— begin Records supplied —

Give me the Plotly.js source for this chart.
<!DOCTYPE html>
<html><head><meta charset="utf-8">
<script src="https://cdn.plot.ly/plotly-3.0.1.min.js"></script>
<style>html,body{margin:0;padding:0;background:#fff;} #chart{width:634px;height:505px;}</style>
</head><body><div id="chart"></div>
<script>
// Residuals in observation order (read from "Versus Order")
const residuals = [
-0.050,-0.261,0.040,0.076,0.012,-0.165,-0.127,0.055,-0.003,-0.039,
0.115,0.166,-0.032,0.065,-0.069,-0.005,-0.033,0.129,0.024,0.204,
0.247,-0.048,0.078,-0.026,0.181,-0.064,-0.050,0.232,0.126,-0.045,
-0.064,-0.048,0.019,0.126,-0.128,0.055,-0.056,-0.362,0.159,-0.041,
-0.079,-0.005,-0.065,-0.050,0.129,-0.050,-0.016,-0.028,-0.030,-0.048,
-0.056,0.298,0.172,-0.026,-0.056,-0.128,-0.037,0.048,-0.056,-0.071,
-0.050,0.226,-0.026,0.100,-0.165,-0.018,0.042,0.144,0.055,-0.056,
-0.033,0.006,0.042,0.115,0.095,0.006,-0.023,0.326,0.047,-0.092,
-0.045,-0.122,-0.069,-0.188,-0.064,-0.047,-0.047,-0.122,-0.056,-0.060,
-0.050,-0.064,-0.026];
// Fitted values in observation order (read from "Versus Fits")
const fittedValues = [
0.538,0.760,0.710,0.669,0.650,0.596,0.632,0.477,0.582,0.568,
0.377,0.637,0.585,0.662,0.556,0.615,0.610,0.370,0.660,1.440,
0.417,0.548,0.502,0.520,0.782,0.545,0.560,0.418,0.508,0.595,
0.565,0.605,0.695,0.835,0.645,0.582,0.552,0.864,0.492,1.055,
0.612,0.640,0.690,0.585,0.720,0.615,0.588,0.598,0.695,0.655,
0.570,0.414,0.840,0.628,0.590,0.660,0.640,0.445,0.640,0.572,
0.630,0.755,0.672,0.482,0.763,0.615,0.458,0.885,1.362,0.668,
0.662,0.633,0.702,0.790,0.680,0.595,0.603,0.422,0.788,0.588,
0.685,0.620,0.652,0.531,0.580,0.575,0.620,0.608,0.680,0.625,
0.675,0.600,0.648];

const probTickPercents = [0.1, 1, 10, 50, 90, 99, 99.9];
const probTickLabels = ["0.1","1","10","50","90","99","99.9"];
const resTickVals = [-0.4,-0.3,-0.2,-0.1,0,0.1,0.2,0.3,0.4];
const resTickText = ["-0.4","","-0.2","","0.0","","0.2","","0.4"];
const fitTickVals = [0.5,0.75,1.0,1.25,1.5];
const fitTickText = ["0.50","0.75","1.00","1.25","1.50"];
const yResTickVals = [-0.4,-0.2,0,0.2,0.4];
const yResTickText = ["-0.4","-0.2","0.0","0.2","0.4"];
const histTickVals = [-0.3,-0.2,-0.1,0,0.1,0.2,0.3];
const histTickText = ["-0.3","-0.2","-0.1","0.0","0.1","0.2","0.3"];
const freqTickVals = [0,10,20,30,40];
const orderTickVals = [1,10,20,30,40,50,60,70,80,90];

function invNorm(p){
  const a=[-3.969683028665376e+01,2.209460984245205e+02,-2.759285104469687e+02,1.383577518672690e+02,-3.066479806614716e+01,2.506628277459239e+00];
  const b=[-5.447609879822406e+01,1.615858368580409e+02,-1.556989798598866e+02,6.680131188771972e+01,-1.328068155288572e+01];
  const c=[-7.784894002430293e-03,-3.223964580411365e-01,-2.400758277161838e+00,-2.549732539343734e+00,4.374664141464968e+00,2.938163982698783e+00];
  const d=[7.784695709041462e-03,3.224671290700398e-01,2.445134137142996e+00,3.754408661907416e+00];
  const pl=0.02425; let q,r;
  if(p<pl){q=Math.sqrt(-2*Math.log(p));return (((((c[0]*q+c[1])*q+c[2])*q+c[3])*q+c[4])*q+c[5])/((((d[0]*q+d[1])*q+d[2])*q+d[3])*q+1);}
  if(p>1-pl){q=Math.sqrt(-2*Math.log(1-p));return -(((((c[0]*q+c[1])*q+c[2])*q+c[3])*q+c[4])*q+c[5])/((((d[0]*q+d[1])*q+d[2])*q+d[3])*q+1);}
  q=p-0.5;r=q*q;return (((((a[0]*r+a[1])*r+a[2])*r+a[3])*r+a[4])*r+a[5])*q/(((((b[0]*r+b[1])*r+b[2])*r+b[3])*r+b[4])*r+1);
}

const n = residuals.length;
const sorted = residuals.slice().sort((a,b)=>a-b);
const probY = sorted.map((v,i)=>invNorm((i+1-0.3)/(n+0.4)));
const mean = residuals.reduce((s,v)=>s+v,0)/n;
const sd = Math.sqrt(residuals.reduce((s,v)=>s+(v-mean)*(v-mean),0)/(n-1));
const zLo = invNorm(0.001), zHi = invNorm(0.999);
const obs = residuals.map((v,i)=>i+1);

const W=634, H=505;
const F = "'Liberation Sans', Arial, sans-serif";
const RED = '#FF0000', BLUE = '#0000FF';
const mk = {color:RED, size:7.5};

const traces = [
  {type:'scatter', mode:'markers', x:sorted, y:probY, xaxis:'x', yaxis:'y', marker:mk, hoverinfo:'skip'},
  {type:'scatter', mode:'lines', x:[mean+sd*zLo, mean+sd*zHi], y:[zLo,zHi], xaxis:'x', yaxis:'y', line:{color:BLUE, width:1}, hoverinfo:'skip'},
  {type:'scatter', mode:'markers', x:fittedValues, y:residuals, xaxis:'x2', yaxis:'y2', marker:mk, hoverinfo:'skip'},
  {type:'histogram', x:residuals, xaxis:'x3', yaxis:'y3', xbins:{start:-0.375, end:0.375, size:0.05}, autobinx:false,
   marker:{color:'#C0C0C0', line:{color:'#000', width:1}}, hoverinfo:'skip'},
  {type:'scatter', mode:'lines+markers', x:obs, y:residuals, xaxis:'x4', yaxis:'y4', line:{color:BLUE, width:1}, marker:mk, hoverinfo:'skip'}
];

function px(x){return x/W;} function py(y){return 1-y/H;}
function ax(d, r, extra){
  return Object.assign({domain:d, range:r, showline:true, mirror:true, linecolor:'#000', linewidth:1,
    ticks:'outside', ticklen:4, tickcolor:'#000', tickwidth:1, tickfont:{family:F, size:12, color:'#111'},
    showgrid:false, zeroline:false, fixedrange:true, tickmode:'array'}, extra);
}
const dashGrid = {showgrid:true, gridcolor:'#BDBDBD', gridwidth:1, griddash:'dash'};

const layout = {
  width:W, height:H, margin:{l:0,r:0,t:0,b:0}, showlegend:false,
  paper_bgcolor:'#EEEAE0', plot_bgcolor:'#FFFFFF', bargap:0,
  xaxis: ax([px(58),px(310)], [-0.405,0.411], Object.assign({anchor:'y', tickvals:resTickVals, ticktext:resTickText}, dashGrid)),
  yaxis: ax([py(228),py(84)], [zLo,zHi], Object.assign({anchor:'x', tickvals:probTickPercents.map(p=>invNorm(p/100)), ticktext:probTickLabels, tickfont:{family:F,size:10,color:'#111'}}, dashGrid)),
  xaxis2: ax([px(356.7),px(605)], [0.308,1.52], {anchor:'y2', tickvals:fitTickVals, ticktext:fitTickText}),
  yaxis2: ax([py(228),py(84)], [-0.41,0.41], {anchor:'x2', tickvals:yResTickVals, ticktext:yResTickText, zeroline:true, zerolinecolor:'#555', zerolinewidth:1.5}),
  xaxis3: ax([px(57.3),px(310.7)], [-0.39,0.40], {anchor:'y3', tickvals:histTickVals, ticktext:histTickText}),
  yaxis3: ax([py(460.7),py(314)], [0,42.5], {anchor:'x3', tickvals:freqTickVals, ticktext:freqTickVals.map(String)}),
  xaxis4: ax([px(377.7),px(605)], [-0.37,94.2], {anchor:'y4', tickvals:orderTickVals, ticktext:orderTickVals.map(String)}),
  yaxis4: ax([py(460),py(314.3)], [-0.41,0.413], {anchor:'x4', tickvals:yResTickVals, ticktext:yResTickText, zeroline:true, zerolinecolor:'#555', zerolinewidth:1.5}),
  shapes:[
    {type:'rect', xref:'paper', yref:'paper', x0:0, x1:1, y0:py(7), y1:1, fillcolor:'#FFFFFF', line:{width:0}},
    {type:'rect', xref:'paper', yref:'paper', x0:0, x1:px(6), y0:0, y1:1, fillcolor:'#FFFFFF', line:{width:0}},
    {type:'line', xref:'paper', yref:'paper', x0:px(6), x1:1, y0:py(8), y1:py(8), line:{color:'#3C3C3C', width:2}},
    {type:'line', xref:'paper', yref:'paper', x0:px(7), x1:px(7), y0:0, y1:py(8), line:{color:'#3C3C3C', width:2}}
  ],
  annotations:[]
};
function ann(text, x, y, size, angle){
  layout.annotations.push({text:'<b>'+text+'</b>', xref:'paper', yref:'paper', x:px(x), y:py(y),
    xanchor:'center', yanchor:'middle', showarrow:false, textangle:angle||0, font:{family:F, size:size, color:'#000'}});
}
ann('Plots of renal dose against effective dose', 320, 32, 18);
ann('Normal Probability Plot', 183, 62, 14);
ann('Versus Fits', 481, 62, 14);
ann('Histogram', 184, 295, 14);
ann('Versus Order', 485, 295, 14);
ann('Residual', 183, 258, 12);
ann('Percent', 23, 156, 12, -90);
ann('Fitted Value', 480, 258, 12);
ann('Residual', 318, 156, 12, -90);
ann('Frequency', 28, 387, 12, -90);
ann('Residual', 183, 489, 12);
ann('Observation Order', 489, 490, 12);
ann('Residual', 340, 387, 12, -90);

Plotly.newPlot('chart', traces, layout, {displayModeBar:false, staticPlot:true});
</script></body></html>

— end Records supplied —
— begin Records supplied —

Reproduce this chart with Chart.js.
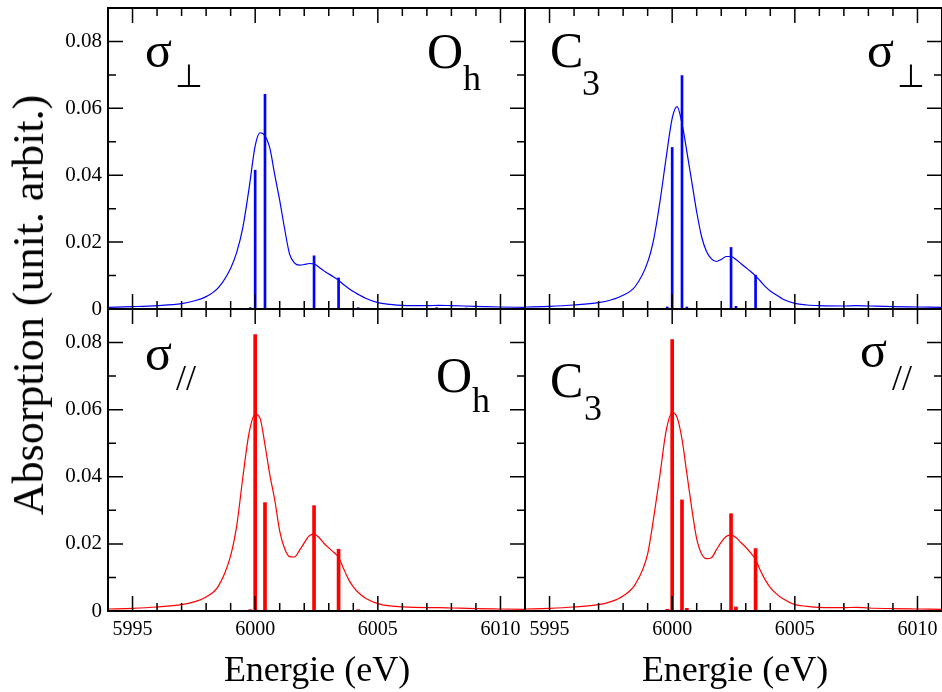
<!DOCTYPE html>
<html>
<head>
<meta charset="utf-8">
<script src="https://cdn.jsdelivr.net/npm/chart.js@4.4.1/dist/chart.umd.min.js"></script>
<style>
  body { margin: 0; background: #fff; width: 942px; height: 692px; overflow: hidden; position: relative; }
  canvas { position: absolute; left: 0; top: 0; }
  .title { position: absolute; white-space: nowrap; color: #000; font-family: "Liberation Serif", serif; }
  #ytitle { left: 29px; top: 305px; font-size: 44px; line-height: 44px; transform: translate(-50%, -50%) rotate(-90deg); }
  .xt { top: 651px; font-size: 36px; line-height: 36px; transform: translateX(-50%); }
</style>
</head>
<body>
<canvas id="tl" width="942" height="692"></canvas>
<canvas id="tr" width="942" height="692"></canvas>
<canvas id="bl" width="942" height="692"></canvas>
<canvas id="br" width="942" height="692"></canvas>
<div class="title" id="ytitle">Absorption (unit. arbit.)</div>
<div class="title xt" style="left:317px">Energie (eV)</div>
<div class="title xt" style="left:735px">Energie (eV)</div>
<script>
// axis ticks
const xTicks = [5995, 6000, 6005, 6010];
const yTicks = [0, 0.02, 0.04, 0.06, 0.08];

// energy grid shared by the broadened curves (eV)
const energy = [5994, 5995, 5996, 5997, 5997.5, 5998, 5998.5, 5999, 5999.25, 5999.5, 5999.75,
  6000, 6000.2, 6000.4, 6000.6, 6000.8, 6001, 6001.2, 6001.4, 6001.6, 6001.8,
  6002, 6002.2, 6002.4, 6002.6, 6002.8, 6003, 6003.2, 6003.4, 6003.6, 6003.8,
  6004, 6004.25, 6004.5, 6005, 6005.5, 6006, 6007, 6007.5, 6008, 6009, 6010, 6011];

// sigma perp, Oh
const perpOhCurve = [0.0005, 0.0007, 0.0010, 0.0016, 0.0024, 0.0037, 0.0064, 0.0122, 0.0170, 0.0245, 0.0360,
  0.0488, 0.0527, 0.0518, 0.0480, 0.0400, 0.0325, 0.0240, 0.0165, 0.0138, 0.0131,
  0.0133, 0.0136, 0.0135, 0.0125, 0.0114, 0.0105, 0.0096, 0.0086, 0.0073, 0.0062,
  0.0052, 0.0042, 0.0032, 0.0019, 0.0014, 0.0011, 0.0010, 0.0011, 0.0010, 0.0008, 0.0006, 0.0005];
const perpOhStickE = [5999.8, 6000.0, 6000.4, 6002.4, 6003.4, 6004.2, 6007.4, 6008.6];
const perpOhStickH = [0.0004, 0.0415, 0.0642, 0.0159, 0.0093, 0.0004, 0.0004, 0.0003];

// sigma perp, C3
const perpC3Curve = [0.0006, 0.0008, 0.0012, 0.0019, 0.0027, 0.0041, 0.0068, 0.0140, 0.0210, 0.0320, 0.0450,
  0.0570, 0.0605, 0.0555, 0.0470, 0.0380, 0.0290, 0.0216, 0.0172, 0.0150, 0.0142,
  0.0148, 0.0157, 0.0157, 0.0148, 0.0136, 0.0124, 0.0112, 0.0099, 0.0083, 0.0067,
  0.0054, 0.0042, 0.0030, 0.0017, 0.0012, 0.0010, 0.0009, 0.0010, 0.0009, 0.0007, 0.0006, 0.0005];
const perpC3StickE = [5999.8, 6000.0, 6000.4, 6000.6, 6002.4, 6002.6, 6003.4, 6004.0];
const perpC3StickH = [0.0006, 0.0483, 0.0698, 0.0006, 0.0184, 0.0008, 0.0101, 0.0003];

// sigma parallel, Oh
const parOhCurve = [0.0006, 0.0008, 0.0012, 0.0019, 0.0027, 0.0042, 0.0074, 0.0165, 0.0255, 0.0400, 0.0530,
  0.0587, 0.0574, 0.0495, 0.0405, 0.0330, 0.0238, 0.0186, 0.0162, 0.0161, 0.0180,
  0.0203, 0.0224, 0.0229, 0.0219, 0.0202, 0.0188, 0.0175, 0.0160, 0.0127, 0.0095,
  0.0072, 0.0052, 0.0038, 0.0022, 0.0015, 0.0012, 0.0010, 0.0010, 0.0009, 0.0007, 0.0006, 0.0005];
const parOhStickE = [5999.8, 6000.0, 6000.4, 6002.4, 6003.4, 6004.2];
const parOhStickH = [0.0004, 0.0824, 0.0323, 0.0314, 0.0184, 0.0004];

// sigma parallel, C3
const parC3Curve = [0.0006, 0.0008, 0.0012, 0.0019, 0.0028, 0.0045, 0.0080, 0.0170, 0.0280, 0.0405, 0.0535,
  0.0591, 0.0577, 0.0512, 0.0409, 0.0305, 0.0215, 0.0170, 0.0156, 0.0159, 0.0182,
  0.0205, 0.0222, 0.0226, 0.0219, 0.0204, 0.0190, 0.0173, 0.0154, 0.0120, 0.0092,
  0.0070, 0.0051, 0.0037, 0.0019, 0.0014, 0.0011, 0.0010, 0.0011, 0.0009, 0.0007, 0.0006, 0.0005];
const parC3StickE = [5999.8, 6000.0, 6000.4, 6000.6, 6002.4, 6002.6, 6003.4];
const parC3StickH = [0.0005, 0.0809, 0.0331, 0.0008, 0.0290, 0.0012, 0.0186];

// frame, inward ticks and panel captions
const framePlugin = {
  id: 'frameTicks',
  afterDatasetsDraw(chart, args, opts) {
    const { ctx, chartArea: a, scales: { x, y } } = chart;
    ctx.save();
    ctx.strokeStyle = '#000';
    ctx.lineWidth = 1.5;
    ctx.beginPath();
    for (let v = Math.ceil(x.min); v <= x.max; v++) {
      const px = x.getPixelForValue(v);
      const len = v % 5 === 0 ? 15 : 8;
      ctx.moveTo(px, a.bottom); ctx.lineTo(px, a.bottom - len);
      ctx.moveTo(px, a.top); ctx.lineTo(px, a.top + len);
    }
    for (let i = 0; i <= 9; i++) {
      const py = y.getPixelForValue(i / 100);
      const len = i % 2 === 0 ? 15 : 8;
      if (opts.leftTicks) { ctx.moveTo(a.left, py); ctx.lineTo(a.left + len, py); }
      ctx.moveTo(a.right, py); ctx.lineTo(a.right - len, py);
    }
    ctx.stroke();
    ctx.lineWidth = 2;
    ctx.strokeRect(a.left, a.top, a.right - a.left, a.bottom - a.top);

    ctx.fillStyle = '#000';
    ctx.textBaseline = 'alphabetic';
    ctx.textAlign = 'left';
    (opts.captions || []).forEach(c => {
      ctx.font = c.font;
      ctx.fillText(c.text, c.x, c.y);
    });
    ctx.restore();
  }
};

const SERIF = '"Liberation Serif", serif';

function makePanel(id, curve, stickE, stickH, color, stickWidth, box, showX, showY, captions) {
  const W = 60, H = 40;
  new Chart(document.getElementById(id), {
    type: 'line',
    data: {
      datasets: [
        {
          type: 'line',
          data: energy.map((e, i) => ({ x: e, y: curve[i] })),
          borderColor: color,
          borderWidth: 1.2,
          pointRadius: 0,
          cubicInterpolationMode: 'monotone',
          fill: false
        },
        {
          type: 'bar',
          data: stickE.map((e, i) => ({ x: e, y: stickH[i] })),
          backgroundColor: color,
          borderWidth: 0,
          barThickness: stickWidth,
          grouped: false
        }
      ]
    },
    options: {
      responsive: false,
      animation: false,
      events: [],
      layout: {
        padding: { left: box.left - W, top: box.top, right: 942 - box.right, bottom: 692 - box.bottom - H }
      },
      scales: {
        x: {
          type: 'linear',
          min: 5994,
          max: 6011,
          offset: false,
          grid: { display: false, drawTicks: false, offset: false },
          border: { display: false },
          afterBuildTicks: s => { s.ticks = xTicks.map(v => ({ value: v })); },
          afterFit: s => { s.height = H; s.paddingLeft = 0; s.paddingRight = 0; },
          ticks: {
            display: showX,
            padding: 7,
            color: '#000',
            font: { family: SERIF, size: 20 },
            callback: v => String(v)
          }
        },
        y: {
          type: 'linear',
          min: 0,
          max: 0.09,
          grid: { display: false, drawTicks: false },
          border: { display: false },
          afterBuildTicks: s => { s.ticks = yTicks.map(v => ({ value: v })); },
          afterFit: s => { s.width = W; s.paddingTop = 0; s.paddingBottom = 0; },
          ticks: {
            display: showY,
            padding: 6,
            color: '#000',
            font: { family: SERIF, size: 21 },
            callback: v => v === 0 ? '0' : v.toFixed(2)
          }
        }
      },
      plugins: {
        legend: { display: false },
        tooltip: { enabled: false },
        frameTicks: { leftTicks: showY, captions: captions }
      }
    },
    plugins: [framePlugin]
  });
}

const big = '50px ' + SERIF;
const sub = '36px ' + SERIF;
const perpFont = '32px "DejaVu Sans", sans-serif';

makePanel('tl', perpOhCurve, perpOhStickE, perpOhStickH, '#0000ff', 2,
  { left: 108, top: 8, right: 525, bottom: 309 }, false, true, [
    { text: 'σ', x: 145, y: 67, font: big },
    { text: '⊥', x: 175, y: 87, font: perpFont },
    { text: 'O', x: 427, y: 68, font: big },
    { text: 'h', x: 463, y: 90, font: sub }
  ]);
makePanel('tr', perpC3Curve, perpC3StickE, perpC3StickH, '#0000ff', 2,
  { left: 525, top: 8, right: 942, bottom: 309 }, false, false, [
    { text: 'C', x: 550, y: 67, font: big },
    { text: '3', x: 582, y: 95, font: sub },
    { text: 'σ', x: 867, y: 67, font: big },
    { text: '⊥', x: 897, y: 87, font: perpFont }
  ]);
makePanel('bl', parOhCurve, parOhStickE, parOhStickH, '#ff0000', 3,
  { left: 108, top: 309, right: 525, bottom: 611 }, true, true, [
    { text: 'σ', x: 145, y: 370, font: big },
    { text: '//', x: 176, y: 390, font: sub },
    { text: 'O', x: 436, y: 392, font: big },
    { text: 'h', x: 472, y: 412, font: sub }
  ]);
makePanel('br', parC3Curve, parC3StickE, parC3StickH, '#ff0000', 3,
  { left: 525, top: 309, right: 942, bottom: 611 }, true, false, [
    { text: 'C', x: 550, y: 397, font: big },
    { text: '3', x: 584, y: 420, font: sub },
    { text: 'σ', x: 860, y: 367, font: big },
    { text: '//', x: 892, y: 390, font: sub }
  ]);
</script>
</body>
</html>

— end Records supplied —
— begin Records supplied —

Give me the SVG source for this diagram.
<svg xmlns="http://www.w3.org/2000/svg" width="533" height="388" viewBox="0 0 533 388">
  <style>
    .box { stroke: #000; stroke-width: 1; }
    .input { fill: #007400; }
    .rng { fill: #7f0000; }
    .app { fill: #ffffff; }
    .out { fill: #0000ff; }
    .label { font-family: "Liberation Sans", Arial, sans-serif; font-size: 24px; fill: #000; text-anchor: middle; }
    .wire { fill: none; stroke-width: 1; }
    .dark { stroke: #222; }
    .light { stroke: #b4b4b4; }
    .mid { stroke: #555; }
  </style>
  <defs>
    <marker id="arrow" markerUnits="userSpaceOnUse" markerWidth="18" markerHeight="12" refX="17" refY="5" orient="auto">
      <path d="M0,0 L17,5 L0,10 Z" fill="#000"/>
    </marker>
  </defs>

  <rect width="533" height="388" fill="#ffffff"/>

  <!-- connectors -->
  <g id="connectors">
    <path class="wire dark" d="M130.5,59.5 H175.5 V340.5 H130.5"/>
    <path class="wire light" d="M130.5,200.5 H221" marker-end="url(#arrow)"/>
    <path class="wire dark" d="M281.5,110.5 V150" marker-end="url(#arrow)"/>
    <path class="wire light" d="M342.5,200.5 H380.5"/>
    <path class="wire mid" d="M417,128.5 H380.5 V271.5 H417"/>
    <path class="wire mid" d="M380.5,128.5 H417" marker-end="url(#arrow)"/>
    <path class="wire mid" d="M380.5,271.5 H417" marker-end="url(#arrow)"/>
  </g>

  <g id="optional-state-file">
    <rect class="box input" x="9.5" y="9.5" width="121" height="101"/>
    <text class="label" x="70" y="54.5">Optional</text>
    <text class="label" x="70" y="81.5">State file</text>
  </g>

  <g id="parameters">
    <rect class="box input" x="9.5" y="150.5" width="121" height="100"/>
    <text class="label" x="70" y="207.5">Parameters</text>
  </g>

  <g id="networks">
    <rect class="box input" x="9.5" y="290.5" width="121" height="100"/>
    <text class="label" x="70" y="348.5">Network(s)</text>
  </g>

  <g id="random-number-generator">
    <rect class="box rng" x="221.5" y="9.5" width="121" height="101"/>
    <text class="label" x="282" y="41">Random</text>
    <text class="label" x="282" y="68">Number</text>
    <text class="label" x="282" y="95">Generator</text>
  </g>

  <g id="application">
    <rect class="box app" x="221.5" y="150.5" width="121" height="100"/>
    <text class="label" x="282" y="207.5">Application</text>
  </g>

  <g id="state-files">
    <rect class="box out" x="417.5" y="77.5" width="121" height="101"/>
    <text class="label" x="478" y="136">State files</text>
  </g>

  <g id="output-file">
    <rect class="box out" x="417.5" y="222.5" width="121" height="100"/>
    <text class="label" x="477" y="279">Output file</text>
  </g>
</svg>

— end Records supplied —

* Your instructions *
Copy exactly the stretch of lines that starts at the line holding "Reproduce this chart with Chart.js." and ends at the line holding "6009, 6010, 6011];". Drop the pictures.

* Written response *
Reproduce this chart with Chart.js.
<!DOCTYPE html>
<html>
<head>
<meta charset="utf-8">
<script src="https://cdn.jsdelivr.net/npm/chart.js@4.4.1/dist/chart.umd.min.js"></script>
<style>
  body { margin: 0; background: #fff; width: 942px; height: 692px; overflow: hidden; position: relative; }
  canvas { position: absolute; left: 0; top: 0; }
  .title { position: absolute; white-space: nowrap; color: #000; font-family: "Liberation Serif", serif; }
  #ytitle { left: 29px; top: 305px; font-size: 44px; line-height: 44px; transform: translate(-50%, -50%) rotate(-90deg); }
  .xt { top: 651px; font-size: 36px; line-height: 36px; transform: translateX(-50%); }
</style>
</head>
<body>
<canvas id="tl" width="942" height="692"></canvas>
<canvas id="tr" width="942" height="692"></canvas>
<canvas id="bl" width="942" height="692"></canvas>
<canvas id="br" width="942" height="692"></canvas>
<div class="title" id="ytitle">Absorption (unit. arbit.)</div>
<div class="title xt" style="left:317px">Energie (eV)</div>
<div class="title xt" style="left:735px">Energie (eV)</div>
<script>
// axis ticks
const xTicks = [5995, 6000, 6005, 6010];
const yTicks = [0, 0.02, 0.04, 0.06, 0.08];

// energy grid shared by the broadened curves (eV)
const energy = [5994, 5995, 5996, 5997, 5997.5, 5998, 5998.5, 5999, 5999.25, 5999.5, 5999.75,
  6000, 6000.2, 6000.4, 6000.6, 6000.8, 6001, 6001.2, 6001.4, 6001.6, 6001.8,
  6002, 6002.2, 6002.4, 6002.6, 6002.8, 6003, 6003.2, 6003.4, 6003.6, 6003.8,
  6004, 6004.25, 6004.5, 6005, 6005.5, 6006, 6007, 6007.5, 6008, 6009, 6010, 6011];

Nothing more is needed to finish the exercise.